I’m searching for the perfect, authentic life for me. For several years, I was a part of a 12-step Alanon group meeting weekly. At the end of the meeting, after either taking turns talking about the selected topic or to review what was happening in our lives, we would stand in a circle and hold hands to recite the Serenity Prayer. Before we did, we would all chant: “I am not perfect!” in an effort to take away our shame at not being picture perfect human beings. I can be perfectly me and that’s all I can be. I look at TV, movie, magazine, and Internet models of lifestyles and I have to remind myself that I have to create my own model; no matter how hard I mimic others behaviors or buy products to look and live like others, in the final analysis I have to be me.

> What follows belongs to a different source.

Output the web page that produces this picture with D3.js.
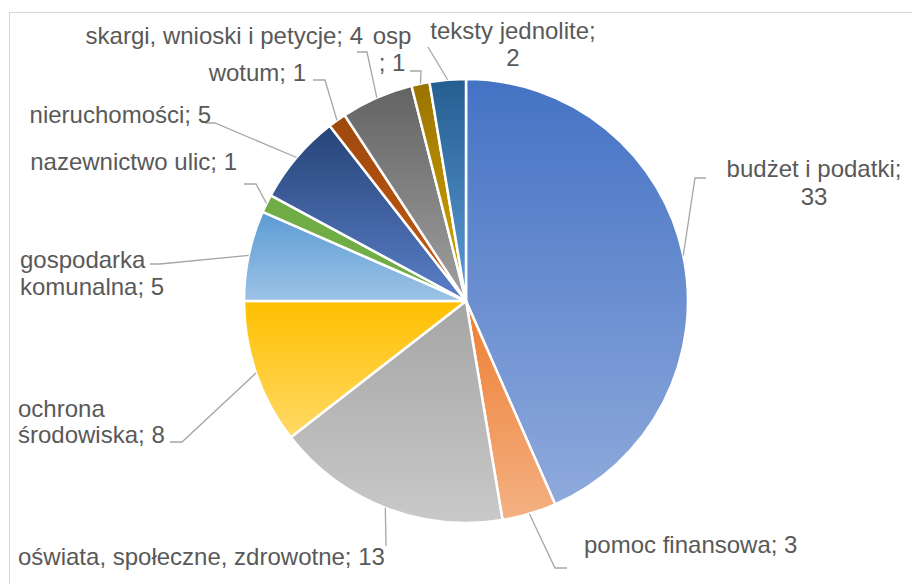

With all my faults, my memories, my personal experiences and perceptions … I can only be me. And isn’t it wonderful? To totally be me, to dig deep inside and feel myself experience life authentically, to have enough self-confidence to be happy being me. To like myself – that is the key! For so many years I mirrored others – behavior, style, choices … and now, at 55, I find myself being a blend of all that came before, being the sum of all I have experienced and been influenced by. I seem to feel truly full and content within my own skin. For perhaps the first time in my life. Every day I am still learning about life and love and how to grasp the here and now. No longer filled with so much angst … that feeling has been replaced I think by a curiosity, a wondering – what now? How do I live, how do I love, now? So much of my life has been an exercise in sleepwalking … am I awakening too late to achieve my full potential as a living being? I love the quest, I pick up the thrown gauntlet that has been tossed at my feet. I am.
I Am
Saturday, November 29, 2008 by AMuseSpeaks
We’re the same age and I can really relate to what you’re saying. I, too, feel like I’m just awakening and it feels so late…but better late than never. I, too, want to live an authentic life…that seems to be more important than anything.